According to Belinda York, managing director of Fairmarket Australia, if the negotiations which are well advanced succeed, the local operation will form its own distinct company and will have the naming and reseller rights to the Fairmarket business in Australia.
The move saves the company and its employees from the closure, a fate that has befallen many US Internet companies which rushed to colonise the local market in the dot-com hey day.
Fairmarket Australia is currently in the process of advising its customers of the potential changed arrangements. These customers, including News Corp's GoFish, Yahoo's Sold and Macquarie bank's D-Auction, will continue to receive technical support out of the US as per existing arrangements. The expectation is that these arrangements would not change even if the local Fairmarket team gets its deal although the new local outfit would take on management of the client relationship.

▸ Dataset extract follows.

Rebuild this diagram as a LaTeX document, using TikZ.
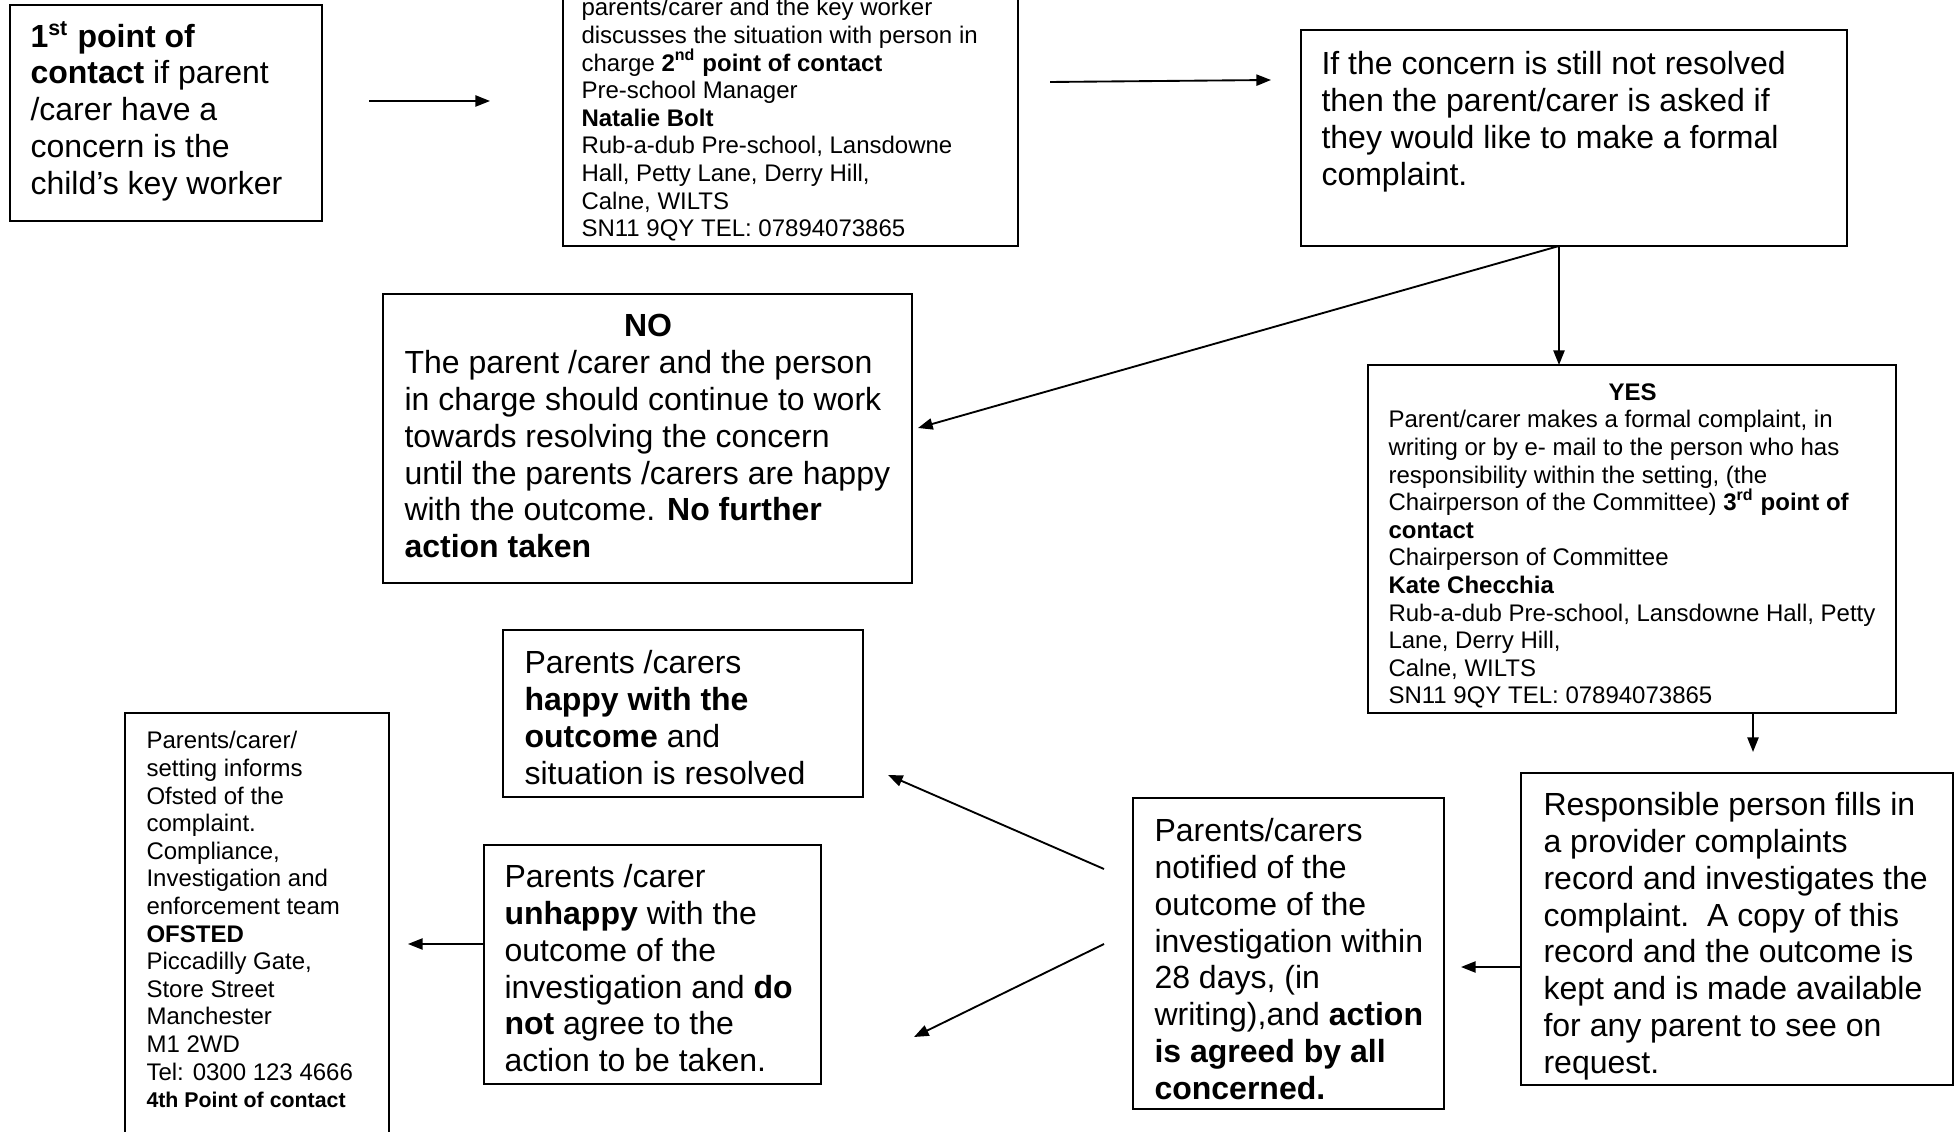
\documentclass[tikz,border=0pt]{standalone}
\usepackage{fontspec}
\setmainfont{Liberation Sans}
\usetikzlibrary{arrows.meta,fit,calc}
\tikzset{
  box/.style={draw, line width=0.75pt, inner sep=0pt, outer sep=0pt},
  big/.style={anchor=north west, inner sep=0pt, align=left, font={\fontsize{12}{13.8}\selectfont}},
  small/.style={anchor=north west, inner sep=0pt, align=left, font={\fontsize{9}{10.35}\selectfont}},
  arr/.style={line width=0.7pt, -{Triangle[length=5.5pt,width=4.2pt]}}
}
\begin{document}
\begin{tikzpicture}[x=0.375pt, y=-0.375pt]
\useasboundingbox (0,0) rectangle (1956,1132);
% boxes
\node[box, fit={(10,5)(322,221)}] (A) {};
\node[box, fit={(563,-60)(1018,246)}] (B) {};
\node[box, fit={(1301,30)(1847,246)}] (C) {};
\node[box, fit={(383,294)(912,583)}] (NO) {};
\node[box, fit={(1368,365)(1896,713)}] (YES) {};
\node[box, fit={(1521,773)(1953,1085)}] (RESP) {};
\node[box, fit={(1133,798)(1444,1109)}] (NOT) {};
\node[box, fit={(503,630)(863,797)}] (HAP) {};
\node[box, fit={(484,845)(821,1084)}] (UNH) {};
\node[box, fit={(125,713)(389,1160)}] (OFS) {};
% texts
\node[big] (tA) at (30,21) {\textbf{1\textsuperscript{st} point of}\\
\textbf{contact} if parent\\
/carer have a\\
concern is the\\
child’s key worker};
\node[small] (tB) at (581,-2) {parents/carer and the key worker\\
discusses the situation with person in\\
charge \textbf{2\textsuperscript{nd} point of contact}\\
Pre-school Manager\\
\textbf{Natalie Bolt}\\
Rub-a-dub Pre-school, Lansdowne\\
Hall, Petty Lane, Derry Hill,\\
Calne, WILTS\\
SN11 9QY TEL: 07894073865};
\node[big] (tC) at (1321,51) {If the concern is still not resolved\\
then the parent/carer is asked if\\
they would like to make a formal\\
complaint.};
\node[big] (tNO) at (404,314) {\makebox[182.6pt]{\textbf{NO}}\\
The parent /carer and the person\\
in charge should continue to work\\
towards resolving the concern\\
until the parents /carers are happy\\
with the outcome. \textbf{No further}\\
\textbf{action taken}};
\node[small] (tYES) at (1388,383) {\makebox[183pt]{\textbf{YES}}\\
Parent/carer makes a formal complaint, in\\
writing or by e- mail to the person who has\\
responsibility within the setting, (the\\
Chairperson of the Committee) \textbf{3\textsuperscript{rd} point of}\\
\textbf{contact}\\
Chairperson of Committee\\
\textbf{Kate Checchia}\\
Rub-a-dub Pre-school, Lansdowne Hall, Petty\\
Lane, Derry Hill,\\
Calne, WILTS\\
SN11 9QY TEL: 07894073865};
\node[big] (tRESP) at (1543,792) {Responsible person fills in\\
a provider complaints\\
record and investigates the\\
complaint.\ \ A copy of this\\
record and the outcome is\\
kept and is made available\\
for any parent to see on\\
request.};
\node[big] (tNOT) at (1154,818) {Parents/carers\\
notified of the\\
outcome of the\\
investigation within\\
28 days, (in\\
writing),and \textbf{action}\\
\textbf{is agreed by all}\\
\textbf{concerned.}};
\node[big] (tHAP) at (524,650) {Parents /carers\\
\textbf{happy with the}\\
\textbf{outcome} and\\
situation is resolved};
\node[big] (tUNH) at (504,864) {Parents /carer\\
\textbf{unhappy} with the\\
outcome of the\\
investigation and \textbf{do}\\
\textbf{not} agree to the\\
action to be taken.};
\node[small] (tOFS) at (146,731) {Parents/carer/\\
setting informs\\
Ofsted of the\\
complaint.\\
Compliance,\\
Investigation and\\
enforcement team\\
\textbf{OFSTED}\\
Piccadilly Gate,\\
Store Street\\
Manchester\\
M1 2WD\\
Tel: 0300 123 4666\\
{\fontsize{8}{9.2}\selectfont\textbf{4th Point of contact}}};
% connectors
\draw[arr] ($(A.north east)+(47,96)$) -- ($(B.west |- A.north east)+(-73,96)$);
\draw[arr] ($(B.south east)+(32,-164)$) -- ($(C.north west)+(-30,50)$);
\draw[arr] ($(C.south west)+(258,0)$) -- ($(YES.north west)+(191,0)$);
\draw[arr] ($(C.south west)+(258,0)$) -- ($(NO.north east)+(6,134)$);
\draw[arr] ($(YES.south west)+(385,0)$) -- ($(RESP.north west)+(232,-21)$);
\draw[arr] ($(RESP.north west)+(0,194)$) -- ($(NOT.east |- RESP.north west)+(17,194)$);
\draw[arr] ($(NOT.north west)+(-29,71)$) -- ($(HAP.south east)+(25,-22)$);
\draw[arr] ($(NOT.north west)+(-29,146)$) -- ($(UNH.south east)+(93,-47)$);
\draw[arr] ($(UNH.north west)+(0,99)$) -- ($(OFS.east |- UNH.north west)+(19,99)$);
\end{tikzpicture}
\end{document}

Going forward York said Fairmarket Australia is currently in contract negotiations with three other companies and her expectation is that at least two of these, both B2B sites will be completed by the end of the quarter.
The US company which pioneered the networked auction site business model said the cuts, which include about 40 full time positions, were necessary to ensure it reached its stated aim of a cash flow positive balance sheet by Q1 2002.
Chief executive officer and president, Eileen Rudden is an immediate victim of the change, losing her job. In the interim, she will be replaced by CFO Janet Smith.
According to Smith: "With a cash balance at the end of the past quarter of approximately $71 million, a reduced cash burn rate, a talented workforce of over 100 employees and industry-leading technology, we are well positioned for future growth and profitability."
Ironically, the Australian operation has been profitable since April, according to York, who expects to add staff to her new company in the months ahead.
She said that while the initial Fairmarket model focused on the business to consumer space, her new company would pursue mostly business to business opportunities. She said the B2B category, as well as the promotions space offer the company its best option going forward.